(Rows from a dataset of charts and code)
---*---
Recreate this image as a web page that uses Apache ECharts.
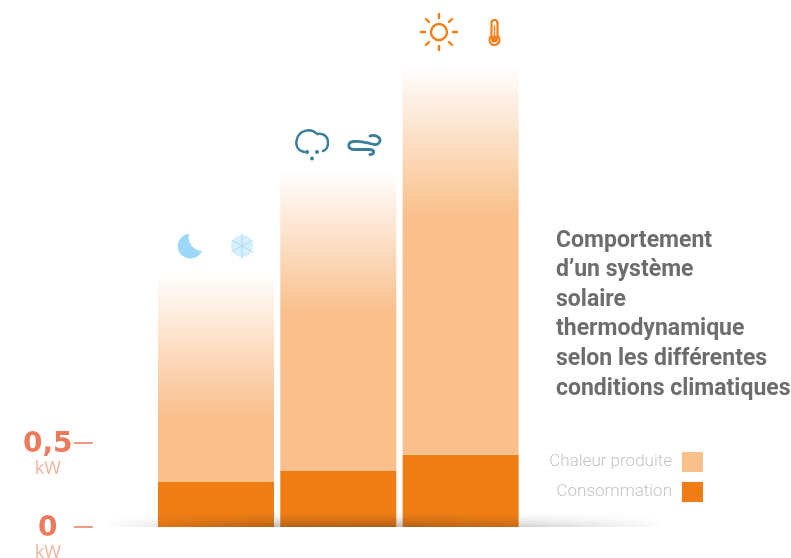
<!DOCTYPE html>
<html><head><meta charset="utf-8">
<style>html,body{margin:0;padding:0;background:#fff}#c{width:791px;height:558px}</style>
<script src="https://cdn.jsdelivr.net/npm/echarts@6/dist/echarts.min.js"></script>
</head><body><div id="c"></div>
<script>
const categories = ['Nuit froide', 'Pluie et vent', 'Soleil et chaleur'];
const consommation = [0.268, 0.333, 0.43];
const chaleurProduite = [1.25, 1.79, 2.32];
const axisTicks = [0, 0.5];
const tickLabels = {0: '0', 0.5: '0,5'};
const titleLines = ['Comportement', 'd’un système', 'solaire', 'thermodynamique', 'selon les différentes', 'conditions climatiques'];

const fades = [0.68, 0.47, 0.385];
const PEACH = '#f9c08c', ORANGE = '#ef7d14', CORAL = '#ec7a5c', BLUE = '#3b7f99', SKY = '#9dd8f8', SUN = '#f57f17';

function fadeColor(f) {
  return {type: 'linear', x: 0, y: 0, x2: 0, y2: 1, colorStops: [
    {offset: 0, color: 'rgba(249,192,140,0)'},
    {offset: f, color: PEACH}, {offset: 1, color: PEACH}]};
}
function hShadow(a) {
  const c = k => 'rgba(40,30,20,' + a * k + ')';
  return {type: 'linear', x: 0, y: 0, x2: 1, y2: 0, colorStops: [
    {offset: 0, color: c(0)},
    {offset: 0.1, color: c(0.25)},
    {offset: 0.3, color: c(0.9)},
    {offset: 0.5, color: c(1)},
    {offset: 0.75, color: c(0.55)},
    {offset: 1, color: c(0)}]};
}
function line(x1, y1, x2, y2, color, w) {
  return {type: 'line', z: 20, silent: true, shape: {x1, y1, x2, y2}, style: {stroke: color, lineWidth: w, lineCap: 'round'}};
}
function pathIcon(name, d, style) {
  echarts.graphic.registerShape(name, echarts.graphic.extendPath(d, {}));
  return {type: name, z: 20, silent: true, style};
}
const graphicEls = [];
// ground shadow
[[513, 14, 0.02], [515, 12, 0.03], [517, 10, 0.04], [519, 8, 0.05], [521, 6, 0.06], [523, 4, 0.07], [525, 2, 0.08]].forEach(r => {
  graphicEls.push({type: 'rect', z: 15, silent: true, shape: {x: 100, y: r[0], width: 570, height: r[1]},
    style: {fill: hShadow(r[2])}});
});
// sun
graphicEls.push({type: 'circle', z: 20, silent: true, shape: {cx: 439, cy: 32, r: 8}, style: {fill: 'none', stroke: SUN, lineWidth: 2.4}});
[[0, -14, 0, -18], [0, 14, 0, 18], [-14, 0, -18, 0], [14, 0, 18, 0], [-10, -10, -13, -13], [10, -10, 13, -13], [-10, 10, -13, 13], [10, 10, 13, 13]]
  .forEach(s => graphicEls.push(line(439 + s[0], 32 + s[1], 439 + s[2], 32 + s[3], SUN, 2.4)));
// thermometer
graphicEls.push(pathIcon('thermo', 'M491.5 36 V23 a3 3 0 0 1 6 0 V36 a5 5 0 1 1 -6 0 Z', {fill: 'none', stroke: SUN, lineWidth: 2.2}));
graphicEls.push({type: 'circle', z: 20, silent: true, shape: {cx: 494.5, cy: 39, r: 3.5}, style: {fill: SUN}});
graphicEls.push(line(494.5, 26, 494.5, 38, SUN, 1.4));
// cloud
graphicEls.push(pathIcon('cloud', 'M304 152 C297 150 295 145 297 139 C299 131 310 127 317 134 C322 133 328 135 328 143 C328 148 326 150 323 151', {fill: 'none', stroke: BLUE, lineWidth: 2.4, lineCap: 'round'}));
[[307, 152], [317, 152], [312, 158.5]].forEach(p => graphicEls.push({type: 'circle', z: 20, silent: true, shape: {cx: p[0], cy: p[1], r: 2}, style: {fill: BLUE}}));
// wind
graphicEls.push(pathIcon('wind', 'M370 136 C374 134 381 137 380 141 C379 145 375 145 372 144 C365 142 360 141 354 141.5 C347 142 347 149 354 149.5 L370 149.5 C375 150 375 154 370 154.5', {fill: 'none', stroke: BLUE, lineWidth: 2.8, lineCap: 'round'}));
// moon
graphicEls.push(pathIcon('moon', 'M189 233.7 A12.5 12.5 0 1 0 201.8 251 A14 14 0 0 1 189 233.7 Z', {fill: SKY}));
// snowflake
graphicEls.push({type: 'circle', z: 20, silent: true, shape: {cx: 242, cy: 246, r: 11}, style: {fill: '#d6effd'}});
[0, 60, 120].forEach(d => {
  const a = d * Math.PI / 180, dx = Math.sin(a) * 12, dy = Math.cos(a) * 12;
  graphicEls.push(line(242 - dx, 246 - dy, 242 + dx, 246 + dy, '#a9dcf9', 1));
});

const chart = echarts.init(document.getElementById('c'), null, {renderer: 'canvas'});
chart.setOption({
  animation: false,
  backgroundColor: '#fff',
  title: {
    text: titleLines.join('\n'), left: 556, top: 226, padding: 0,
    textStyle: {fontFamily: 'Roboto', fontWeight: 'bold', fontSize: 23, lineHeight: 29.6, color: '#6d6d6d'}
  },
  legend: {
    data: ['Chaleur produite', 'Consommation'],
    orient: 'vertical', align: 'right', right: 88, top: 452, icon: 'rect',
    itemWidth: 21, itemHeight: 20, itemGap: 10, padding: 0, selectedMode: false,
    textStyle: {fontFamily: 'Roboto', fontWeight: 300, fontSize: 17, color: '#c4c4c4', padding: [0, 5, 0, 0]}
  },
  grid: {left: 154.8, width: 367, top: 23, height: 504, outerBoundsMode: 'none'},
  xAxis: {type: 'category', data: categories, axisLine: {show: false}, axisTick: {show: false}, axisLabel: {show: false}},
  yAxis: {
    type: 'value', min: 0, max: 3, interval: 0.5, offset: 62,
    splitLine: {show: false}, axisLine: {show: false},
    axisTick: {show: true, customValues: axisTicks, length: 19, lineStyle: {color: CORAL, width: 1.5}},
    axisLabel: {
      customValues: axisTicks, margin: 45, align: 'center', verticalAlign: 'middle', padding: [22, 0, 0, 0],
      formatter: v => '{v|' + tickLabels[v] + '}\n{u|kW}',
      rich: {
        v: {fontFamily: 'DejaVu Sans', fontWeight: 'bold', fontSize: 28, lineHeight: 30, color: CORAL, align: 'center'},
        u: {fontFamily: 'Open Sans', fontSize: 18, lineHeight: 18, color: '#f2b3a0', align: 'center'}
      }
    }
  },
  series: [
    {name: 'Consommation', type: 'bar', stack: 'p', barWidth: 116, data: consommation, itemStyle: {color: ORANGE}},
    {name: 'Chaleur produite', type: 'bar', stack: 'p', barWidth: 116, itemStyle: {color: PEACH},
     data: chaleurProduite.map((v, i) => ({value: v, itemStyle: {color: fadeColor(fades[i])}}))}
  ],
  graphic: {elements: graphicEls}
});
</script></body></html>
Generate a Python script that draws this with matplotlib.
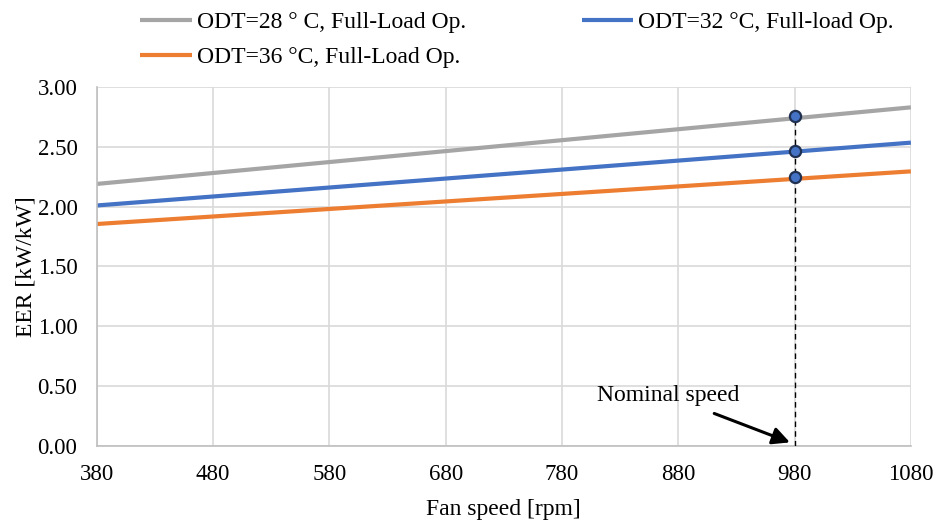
---*---
Write out the listing word for word, omitting the pictures it holds.

Recreate this image as a web page that uses Apache ECharts.
<!DOCTYPE html>
<html><head><meta charset="utf-8">
<style>html,body{margin:0;padding:0;background:#fff}#c{width:791px;height:558px}</style>
<script src="https://cdn.jsdelivr.net/npm/echarts@6/dist/echarts.min.js"></script>
</head><body><div id="c"></div>
<script>
const categories = ['Nuit froide', 'Pluie et vent', 'Soleil et chaleur'];
const consommation = [0.268, 0.333, 0.43];
const chaleurProduite = [1.25, 1.79, 2.32];
const axisTicks = [0, 0.5];
const tickLabels = {0: '0', 0.5: '0,5'};
const titleLines = ['Comportement', 'd’un système', 'solaire', 'thermodynamique', 'selon les différentes', 'conditions climatiques'];

const fades = [0.68, 0.47, 0.385];
const PEACH = '#f9c08c', ORANGE = '#ef7d14', CORAL = '#ec7a5c', BLUE = '#3b7f99', SKY = '#9dd8f8', SUN = '#f57f17';

function fadeColor(f) {
  return {type: 'linear', x: 0, y: 0, x2: 0, y2: 1, colorStops: [
    {offset: 0, color: 'rgba(249,192,140,0)'},
    {offset: f, color: PEACH}, {offset: 1, color: PEACH}]};
}
function hShadow(a) {
  const c = k => 'rgba(40,30,20,' + a * k + ')';
  return {type: 'linear', x: 0, y: 0, x2: 1, y2: 0, colorStops: [
    {offset: 0, color: c(0)},
    {offset: 0.1, color: c(0.25)},
    {offset: 0.3, color: c(0.9)},
    {offset: 0.5, color: c(1)},
    {offset: 0.75, color: c(0.55)},
    {offset: 1, color: c(0)}]};
}
function line(x1, y1, x2, y2, color, w) {
  return {type: 'line', z: 20, silent: true, shape: {x1, y1, x2, y2}, style: {stroke: color, lineWidth: w, lineCap: 'round'}};
}
function pathIcon(name, d, style) {
  echarts.graphic.registerShape(name, echarts.graphic.extendPath(d, {}));
  return {type: name, z: 20, silent: true, style};
}
const graphicEls = [];
// ground shadow
[[513, 14, 0.02], [515, 12, 0.03], [517, 10, 0.04], [519, 8, 0.05], [521, 6, 0.06], [523, 4, 0.07], [525, 2, 0.08]].forEach(r => {
  graphicEls.push({type: 'rect', z: 15, silent: true, shape: {x: 100, y: r[0], width: 570, height: r[1]},
    style: {fill: hShadow(r[2])}});
});
// sun
graphicEls.push({type: 'circle', z: 20, silent: true, shape: {cx: 439, cy: 32, r: 8}, style: {fill: 'none', stroke: SUN, lineWidth: 2.4}});
[[0, -14, 0, -18], [0, 14, 0, 18], [-14, 0, -18, 0], [14, 0, 18, 0], [-10, -10, -13, -13], [10, -10, 13, -13], [-10, 10, -13, 13], [10, 10, 13, 13]]
  .forEach(s => graphicEls.push(line(439 + s[0], 32 + s[1], 439 + s[2], 32 + s[3], SUN, 2.4)));
// thermometer
graphicEls.push(pathIcon('thermo', 'M491.5 36 V23 a3 3 0 0 1 6 0 V36 a5 5 0 1 1 -6 0 Z', {fill: 'none', stroke: SUN, lineWidth: 2.2}));
graphicEls.push({type: 'circle', z: 20, silent: true, shape: {cx: 494.5, cy: 39, r: 3.5}, style: {fill: SUN}});
graphicEls.push(line(494.5, 26, 494.5, 38, SUN, 1.4));
// cloud
graphicEls.push(pathIcon('cloud', 'M304 152 C297 150 295 145 297 139 C299 131 310 127 317 134 C322 133 328 135 328 143 C328 148 326 150 323 151', {fill: 'none', stroke: BLUE, lineWidth: 2.4, lineCap: 'round'}));
[[307, 152], [317, 152], [312, 158.5]].forEach(p => graphicEls.push({type: 'circle', z: 20, silent: true, shape: {cx: p[0], cy: p[1], r: 2}, style: {fill: BLUE}}));
// wind
graphicEls.push(pathIcon('wind', 'M370 136 C374 134 381 137 380 141 C379 145 375 145 372 144 C365 142 360 141 354 141.5 C347 142 347 149 354 149.5 L370 149.5 C375 150 375 154 370 154.5', {fill: 'none', stroke: BLUE, lineWidth: 2.8, lineCap: 'round'}));
// moon
graphicEls.push(pathIcon('moon', 'M189 233.7 A12.5 12.5 0 1 0 201.8 251 A14 14 0 0 1 189 233.7 Z', {fill: SKY}));
// snowflake
graphicEls.push({type: 'circle', z: 20, silent: true, shape: {cx: 242, cy: 246, r: 11}, style: {fill: '#d6effd'}});
[0, 60, 120].forEach(d => {
  const a = d * Math.PI / 180, dx = Math.sin(a) * 12, dy = Math.cos(a) * 12;
  graphicEls.push(line(242 - dx, 246 - dy, 242 + dx, 246 + dy, '#a9dcf9', 1));
});

const chart = echarts.init(document.getElementById('c'), null, {renderer: 'canvas'});
chart.setOption({
  animation: false,
  backgroundColor: '#fff',
  title: {
    text: titleLines.join('\n'), left: 556, top: 226, padding: 0,
    textStyle: {fontFamily: 'Roboto', fontWeight: 'bold', fontSize: 23, lineHeight: 29.6, color: '#6d6d6d'}
  },
  legend: {
    data: ['Chaleur produite', 'Consommation'],
    orient: 'vertical', align: 'right', right: 88, top: 452, icon: 'rect',
    itemWidth: 21, itemHeight: 20, itemGap: 10, padding: 0, selectedMode: false,
    textStyle: {fontFamily: 'Roboto', fontWeight: 300, fontSize: 17, color: '#c4c4c4', padding: [0, 5, 0, 0]}
  },
  grid: {left: 154.8, width: 367, top: 23, height: 504, outerBoundsMode: 'none'},
  xAxis: {type: 'category', data: categories, axisLine: {show: false}, axisTick: {show: false}, axisLabel: {show: false}},
  yAxis: {
    type: 'value', min: 0, max: 3, interval: 0.5, offset: 62,
    splitLine: {show: false}, axisLine: {show: false},
    axisTick: {show: true, customValues: axisTicks, length: 19, lineStyle: {color: CORAL, width: 1.5}},
    axisLabel: {
      customValues: axisTicks, margin: 45, align: 'center', verticalAlign: 'middle', padding: [22, 0, 0, 0],
      formatter: v => '{v|' + tickLabels[v] + '}\n{u|kW}',
      rich: {
        v: {fontFamily: 'DejaVu Sans', fontWeight: 'bold', fontSize: 28, lineHeight: 30, color: CORAL, align: 'center'},
        u: {fontFamily: 'Open Sans', fontSize: 18, lineHeight: 18, color: '#f2b3a0', align: 'center'}
      }
    }
  },
  series: [
    {name: 'Consommation', type: 'bar', stack: 'p', barWidth: 116, data: consommation, itemStyle: {color: ORANGE}},
    {name: 'Chaleur produite', type: 'bar', stack: 'p', barWidth: 116, itemStyle: {color: PEACH},
     data: chaleurProduite.map((v, i) => ({value: v, itemStyle: {color: fadeColor(fades[i])}}))}
  ],
  graphic: {elements: graphicEls}
});
</script></body></html>
Generate a Python script that draws this with matplotlib.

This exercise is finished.